* **Stored items**
START

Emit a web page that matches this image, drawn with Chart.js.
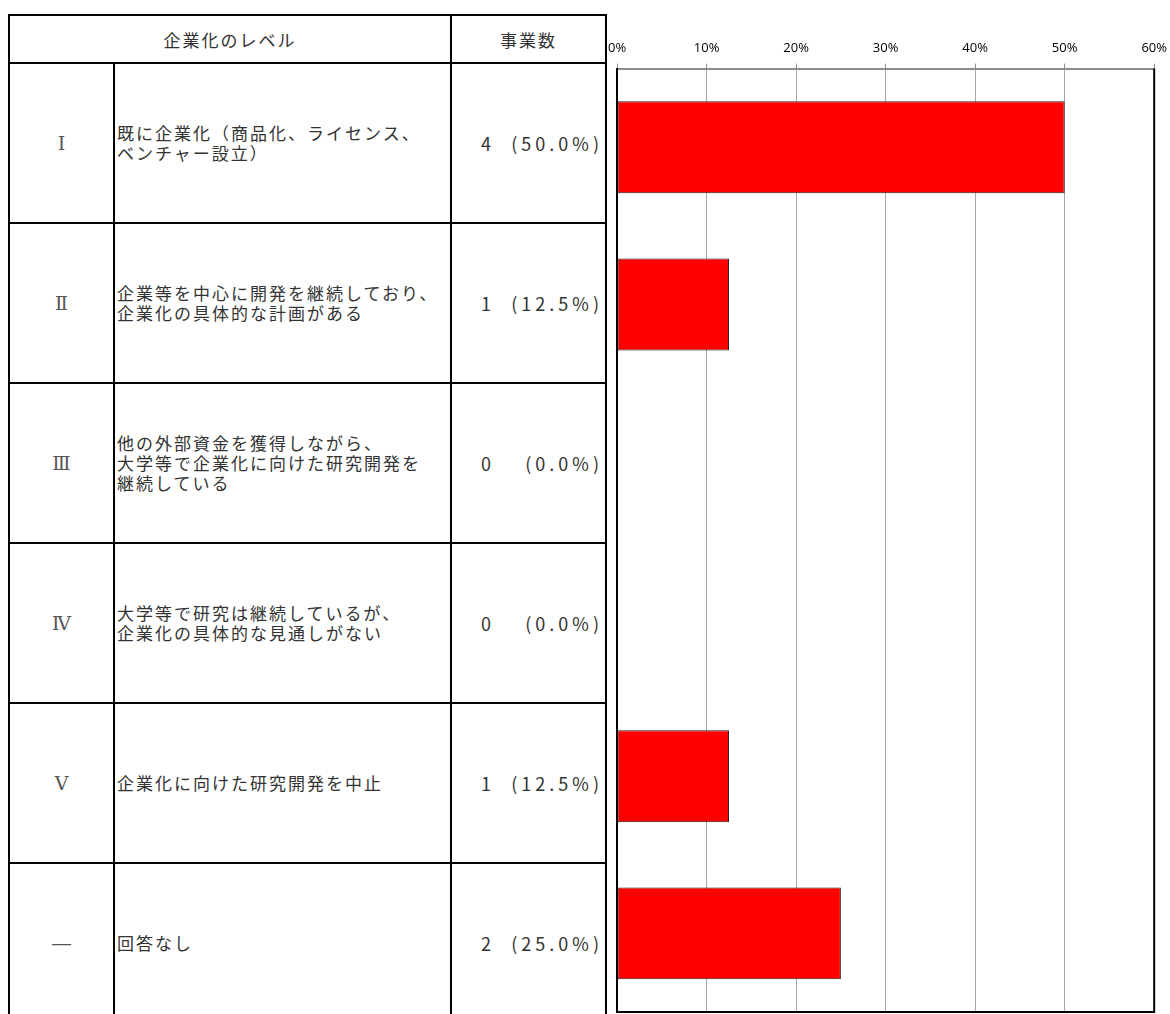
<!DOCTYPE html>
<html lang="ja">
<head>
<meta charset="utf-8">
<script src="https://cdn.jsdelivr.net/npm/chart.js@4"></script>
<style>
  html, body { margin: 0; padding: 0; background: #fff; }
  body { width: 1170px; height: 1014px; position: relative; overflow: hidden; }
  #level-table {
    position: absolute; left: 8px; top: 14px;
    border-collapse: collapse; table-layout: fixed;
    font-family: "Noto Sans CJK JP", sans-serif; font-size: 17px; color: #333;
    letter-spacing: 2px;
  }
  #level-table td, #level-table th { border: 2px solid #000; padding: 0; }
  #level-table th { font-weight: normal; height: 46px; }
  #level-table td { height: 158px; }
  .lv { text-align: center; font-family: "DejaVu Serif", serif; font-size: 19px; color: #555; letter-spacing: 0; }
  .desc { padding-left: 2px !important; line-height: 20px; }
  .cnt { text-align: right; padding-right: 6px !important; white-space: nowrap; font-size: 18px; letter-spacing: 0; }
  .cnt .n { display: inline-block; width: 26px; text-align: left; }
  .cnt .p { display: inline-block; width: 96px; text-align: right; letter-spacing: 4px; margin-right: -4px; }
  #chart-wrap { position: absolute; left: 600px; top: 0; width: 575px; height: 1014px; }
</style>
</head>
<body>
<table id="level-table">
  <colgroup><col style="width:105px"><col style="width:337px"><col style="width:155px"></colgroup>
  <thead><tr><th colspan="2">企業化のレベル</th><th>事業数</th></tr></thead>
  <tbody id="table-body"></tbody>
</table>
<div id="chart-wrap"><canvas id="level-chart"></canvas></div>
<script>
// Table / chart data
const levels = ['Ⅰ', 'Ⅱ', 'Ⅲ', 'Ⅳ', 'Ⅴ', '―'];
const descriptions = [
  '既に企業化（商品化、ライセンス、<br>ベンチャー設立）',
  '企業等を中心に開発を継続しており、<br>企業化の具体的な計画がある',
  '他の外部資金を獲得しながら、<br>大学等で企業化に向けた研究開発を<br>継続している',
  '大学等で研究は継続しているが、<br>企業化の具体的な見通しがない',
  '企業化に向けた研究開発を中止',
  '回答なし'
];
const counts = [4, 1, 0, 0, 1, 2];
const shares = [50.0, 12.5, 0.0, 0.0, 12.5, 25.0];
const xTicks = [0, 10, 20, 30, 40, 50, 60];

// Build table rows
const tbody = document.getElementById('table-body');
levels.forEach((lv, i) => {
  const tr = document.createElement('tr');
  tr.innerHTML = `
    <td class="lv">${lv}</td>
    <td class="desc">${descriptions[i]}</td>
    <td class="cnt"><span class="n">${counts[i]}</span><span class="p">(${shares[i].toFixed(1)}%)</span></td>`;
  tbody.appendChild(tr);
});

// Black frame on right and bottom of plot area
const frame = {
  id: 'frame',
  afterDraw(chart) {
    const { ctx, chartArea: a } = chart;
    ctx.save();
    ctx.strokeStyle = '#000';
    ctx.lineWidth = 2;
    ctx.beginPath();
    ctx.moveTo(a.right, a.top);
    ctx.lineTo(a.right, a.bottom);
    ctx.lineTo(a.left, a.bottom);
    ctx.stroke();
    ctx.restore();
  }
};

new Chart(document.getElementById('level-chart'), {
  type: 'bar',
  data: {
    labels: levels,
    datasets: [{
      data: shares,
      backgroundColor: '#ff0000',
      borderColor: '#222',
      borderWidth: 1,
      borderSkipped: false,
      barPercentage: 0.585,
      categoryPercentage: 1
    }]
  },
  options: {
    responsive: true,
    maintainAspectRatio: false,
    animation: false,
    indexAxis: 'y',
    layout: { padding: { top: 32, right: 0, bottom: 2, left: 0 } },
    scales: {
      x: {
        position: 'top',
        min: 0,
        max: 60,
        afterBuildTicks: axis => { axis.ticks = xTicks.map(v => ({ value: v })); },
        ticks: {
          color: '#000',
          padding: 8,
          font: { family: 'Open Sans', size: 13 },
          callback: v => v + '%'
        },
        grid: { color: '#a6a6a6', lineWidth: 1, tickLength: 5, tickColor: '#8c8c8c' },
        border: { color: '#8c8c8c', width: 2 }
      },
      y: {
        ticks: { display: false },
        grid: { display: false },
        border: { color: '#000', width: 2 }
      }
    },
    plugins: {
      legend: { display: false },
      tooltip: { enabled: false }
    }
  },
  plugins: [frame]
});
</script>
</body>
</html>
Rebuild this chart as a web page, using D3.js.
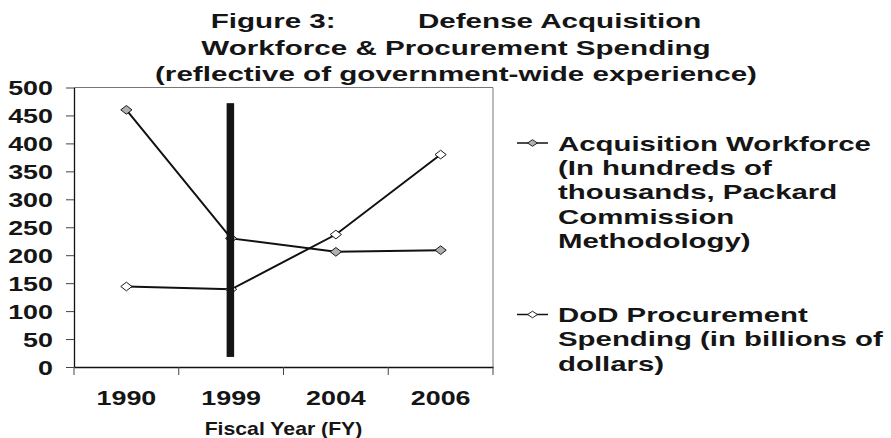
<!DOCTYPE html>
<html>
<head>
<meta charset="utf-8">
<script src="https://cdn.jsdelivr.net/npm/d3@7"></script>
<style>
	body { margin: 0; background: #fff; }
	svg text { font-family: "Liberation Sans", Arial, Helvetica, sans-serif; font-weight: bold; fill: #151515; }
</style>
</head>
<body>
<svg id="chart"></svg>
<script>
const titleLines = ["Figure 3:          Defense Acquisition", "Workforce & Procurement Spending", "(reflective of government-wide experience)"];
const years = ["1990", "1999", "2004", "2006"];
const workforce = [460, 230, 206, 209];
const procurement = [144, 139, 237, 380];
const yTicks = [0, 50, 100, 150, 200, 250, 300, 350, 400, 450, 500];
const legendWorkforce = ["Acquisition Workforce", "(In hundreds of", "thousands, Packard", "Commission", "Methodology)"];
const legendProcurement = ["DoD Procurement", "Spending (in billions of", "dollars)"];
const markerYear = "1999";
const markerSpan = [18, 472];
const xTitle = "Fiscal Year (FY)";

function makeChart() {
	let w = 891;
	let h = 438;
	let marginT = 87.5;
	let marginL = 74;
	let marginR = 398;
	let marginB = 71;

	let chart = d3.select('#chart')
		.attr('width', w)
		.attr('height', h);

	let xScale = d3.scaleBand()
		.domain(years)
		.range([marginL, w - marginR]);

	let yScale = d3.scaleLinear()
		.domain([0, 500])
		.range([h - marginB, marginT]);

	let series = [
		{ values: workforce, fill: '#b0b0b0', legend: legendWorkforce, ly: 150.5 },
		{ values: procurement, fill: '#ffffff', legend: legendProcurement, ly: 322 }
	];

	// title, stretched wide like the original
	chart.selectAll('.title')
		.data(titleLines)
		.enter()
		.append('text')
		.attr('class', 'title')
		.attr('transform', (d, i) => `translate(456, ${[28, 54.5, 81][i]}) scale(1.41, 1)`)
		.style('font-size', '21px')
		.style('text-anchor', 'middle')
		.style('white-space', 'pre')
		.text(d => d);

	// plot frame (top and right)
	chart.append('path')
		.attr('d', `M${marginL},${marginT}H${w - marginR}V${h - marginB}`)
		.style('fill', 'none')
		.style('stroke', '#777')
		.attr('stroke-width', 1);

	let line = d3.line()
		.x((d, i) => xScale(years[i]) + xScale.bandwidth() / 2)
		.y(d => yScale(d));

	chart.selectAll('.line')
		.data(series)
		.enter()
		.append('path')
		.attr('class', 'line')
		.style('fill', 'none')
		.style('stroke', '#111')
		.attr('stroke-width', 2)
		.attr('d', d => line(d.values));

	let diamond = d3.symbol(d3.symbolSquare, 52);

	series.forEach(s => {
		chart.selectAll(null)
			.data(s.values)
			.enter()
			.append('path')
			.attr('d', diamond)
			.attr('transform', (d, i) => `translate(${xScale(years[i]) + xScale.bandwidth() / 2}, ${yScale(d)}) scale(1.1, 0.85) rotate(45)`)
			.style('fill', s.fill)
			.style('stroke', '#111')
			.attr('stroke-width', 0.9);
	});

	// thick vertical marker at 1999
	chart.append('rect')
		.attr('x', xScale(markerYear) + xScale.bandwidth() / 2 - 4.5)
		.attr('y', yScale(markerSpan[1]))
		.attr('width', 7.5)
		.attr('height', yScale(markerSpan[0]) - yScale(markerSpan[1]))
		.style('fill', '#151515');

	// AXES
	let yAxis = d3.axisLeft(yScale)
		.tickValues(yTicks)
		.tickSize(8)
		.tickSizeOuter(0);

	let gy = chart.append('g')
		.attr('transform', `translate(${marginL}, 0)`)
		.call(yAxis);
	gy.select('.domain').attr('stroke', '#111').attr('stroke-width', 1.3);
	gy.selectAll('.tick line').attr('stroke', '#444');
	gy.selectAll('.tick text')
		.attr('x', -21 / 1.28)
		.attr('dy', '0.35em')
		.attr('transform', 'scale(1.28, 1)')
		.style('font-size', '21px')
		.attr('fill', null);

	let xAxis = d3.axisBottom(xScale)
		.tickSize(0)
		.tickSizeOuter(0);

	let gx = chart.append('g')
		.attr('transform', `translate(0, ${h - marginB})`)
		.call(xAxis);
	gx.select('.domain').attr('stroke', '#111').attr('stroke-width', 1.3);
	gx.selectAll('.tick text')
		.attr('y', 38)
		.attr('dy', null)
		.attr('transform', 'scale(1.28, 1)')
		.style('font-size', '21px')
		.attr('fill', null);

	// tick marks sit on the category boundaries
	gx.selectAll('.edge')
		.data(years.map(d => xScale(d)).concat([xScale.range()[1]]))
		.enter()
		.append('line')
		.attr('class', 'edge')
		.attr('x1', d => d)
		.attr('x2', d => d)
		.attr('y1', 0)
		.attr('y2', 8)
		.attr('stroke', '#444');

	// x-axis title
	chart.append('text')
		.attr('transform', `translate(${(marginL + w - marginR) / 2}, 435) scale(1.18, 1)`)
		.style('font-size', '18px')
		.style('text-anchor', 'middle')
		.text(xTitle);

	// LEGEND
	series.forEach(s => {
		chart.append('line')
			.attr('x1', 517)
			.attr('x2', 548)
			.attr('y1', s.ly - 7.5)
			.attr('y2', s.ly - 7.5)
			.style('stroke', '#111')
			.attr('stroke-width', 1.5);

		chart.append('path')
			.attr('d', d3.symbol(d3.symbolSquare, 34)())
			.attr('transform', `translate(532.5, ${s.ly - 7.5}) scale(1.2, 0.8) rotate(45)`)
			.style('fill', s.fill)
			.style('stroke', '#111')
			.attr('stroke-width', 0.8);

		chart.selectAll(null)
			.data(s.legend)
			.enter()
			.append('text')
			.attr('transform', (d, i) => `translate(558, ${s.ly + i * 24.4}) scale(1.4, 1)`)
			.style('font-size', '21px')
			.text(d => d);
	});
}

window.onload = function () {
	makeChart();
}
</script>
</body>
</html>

END

* **GOAL**
Go through the records above and copy every line with the word "this".

* **EXPECTED OUTPUT**
Emit a web page that matches this image, drawn with Chart.js.
Rebuild this chart as a web page, using D3.js.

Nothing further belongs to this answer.